Narratives. This word also has a new meaning which is akin to fake news, maybe a cousin. A narrative has the implication of truth, a chronicle, history. David Landy, the UCD lecturer, showed in his talk that the Israeli tourism initiatives in Jerusalem, and the archaeological digs taking place in the Palestinian areas all serve a common purpose: to narrate and depict a one-sided history. ‘Narrative’ also implies a static listener, which, indeed, reflects the status of the face booker and twitter pundits.
Social media, governments and corporations have limitless boundaries which, personally, make me feel insignificant, and worthless, unless I add a voice, like I am doing now, and add to the ‘crazy’ so I can feel engaged. An alternative is to erect personal boundaries that make me feel secure: writing poems, reading, walking, swimming, cooking. All of these take place within a five mile radius. And the more I do them, the more restrictive they become, and the more I want to ‘unsee’.

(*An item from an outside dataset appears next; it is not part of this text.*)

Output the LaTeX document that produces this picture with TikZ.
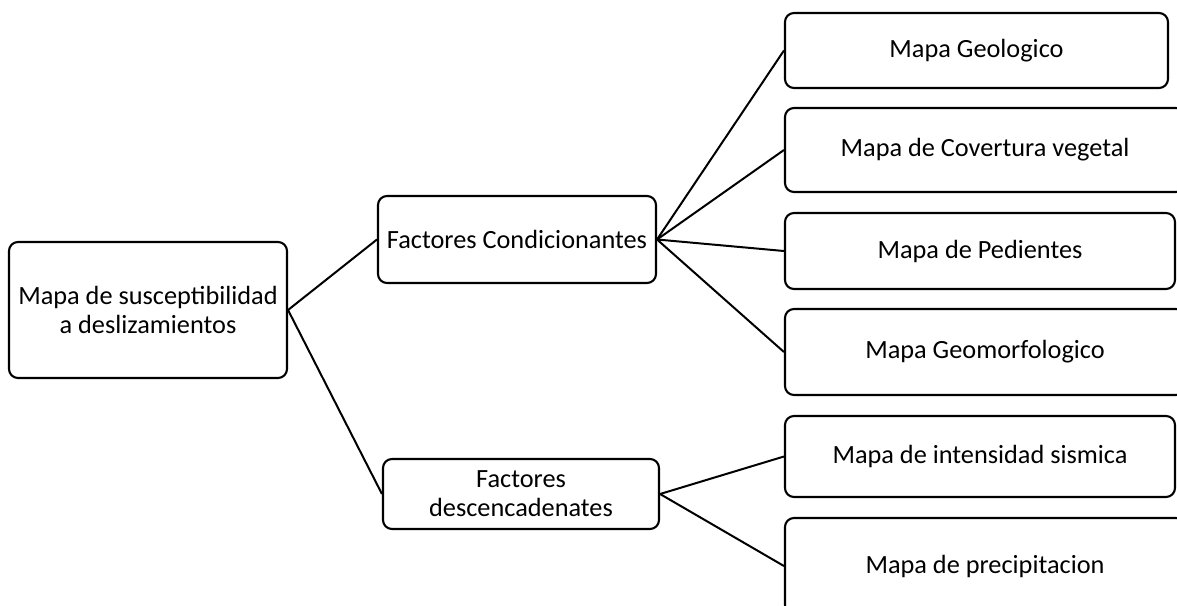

I suppose all this ‘reduction’, this ‘unseeing’, these ever decreasing but safe boundaries, do correlate to the fact that as I get older, I feel more powerless. I am told that this does happen and in one sense, I am no different to any other generation. I sigh as I watch the news, my heart sinks when I read the papers and swipe quickly through the on-line media. I worry for my children. My grandmother, and my mother did too. So, all this could be normal, I could just have reached the ‘the grumpy old woman’ stage of life because whatever I have to say isn’t usually nice, but I don’t like to say nothing at all. Not after all this living. However, I do sometimes say nothing, because, If I’m honest, because I cannot be bothered. The end.
Update: having written and re-read this, I thought to myself, ‘screw that’ and booked a week in North Cyprus (what is it about division that intrigues), talked to my publisher about my new poetry collection and I’m about to head off to Doolin Writers Festival for the weekend to learn and engage. Just to spite this blog, I’ll be crossing lots of borders yet, though I may be grumpy. Louis MacNeice was right. ‘The world is crazier and more of it than we think’ and this blog is no different.